Diversificazione? Si, va bene: ma da che cosa?
Molti gestori, molti commentatori e molti analisti, ogni giorno più in difficoltà (evidente) a confrontarsi con nuovi mercati finanziari che non capiscono più (da molto tempo) si aggrappano al vecchio armamentario dei disegnini e delle formulette che insegnavano a scuola, quei disegnini che raccontano che tutto il mondo è perfettamente ordinato, che il rischio sale con il rendimento, e che quindi la gestione di portafoglio è una cosa da bambini, semplice e spiegabile in cinque minuti.
Non è vero, ovviamente: o meglio, sono semplificazioni degli anni Cinquanta, che le Reti di Private Banking e le Reti di promotori, ma anche molti consulenti indipendenti, propinano ai loro Clienti perché non sanno fare di meglio. Ed infatti, coi mercati ci prendono ... di rado.
Il simbolo di questo vecchio armamentario analitico è la DIVERSIFICAZIONE: che ancora oggi, nelle scuole di Finanza viene presentato come "lo strumento base per la gestione del rischio".
Che cosa si intende, in questo contesto, per diversificazione? Mettere nel vostro portafoglio un po' di tutto, con percentuali più o meno prefissate.
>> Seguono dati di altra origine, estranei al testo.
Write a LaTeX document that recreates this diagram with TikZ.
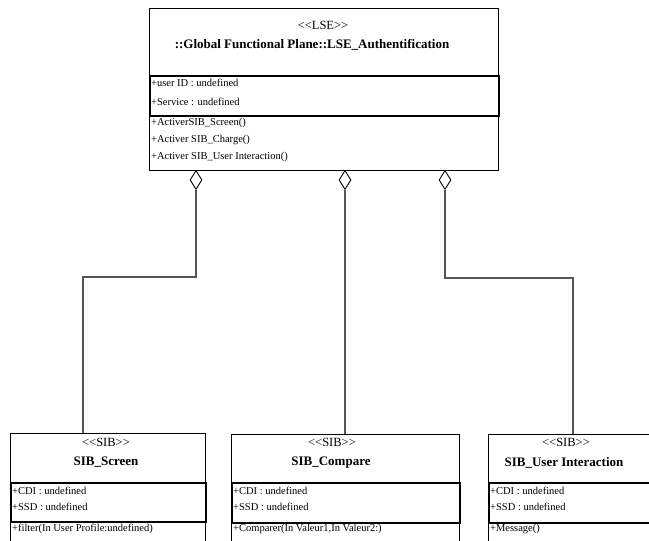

Così, il consulente ed il gestore se ne lava le mani: se gli chiedete "perché c'è questa posizione nel mio portafoglio?", lui non dovrà convincervi con l'analisi, tanto "serve per la diversificazione", e fine del discorso.
Naturalmente non funziona, per nulla: la vera DIVERSIFICAZIONE è quella che fa riferimento alle fonti di rischio, e non è "metto un po' di Giappone, un po' di Stati Uniti, un po' di Sud Africa ed un po' di Emergenti". Perché poi magari si muovono tutti insieme, come è successo nelle ultime quattro settimane, e quelli della "diversificazione" si sono fregati da soli.
Investire sulla base di semplici regolette da libro di scuola, e senza capirne di gestione del portafoglio, è impossibile: come per qualsiasi altra professione. Forse l'investitore farebbe bene a diversificare, si: nel senso di cambiare interlocutore.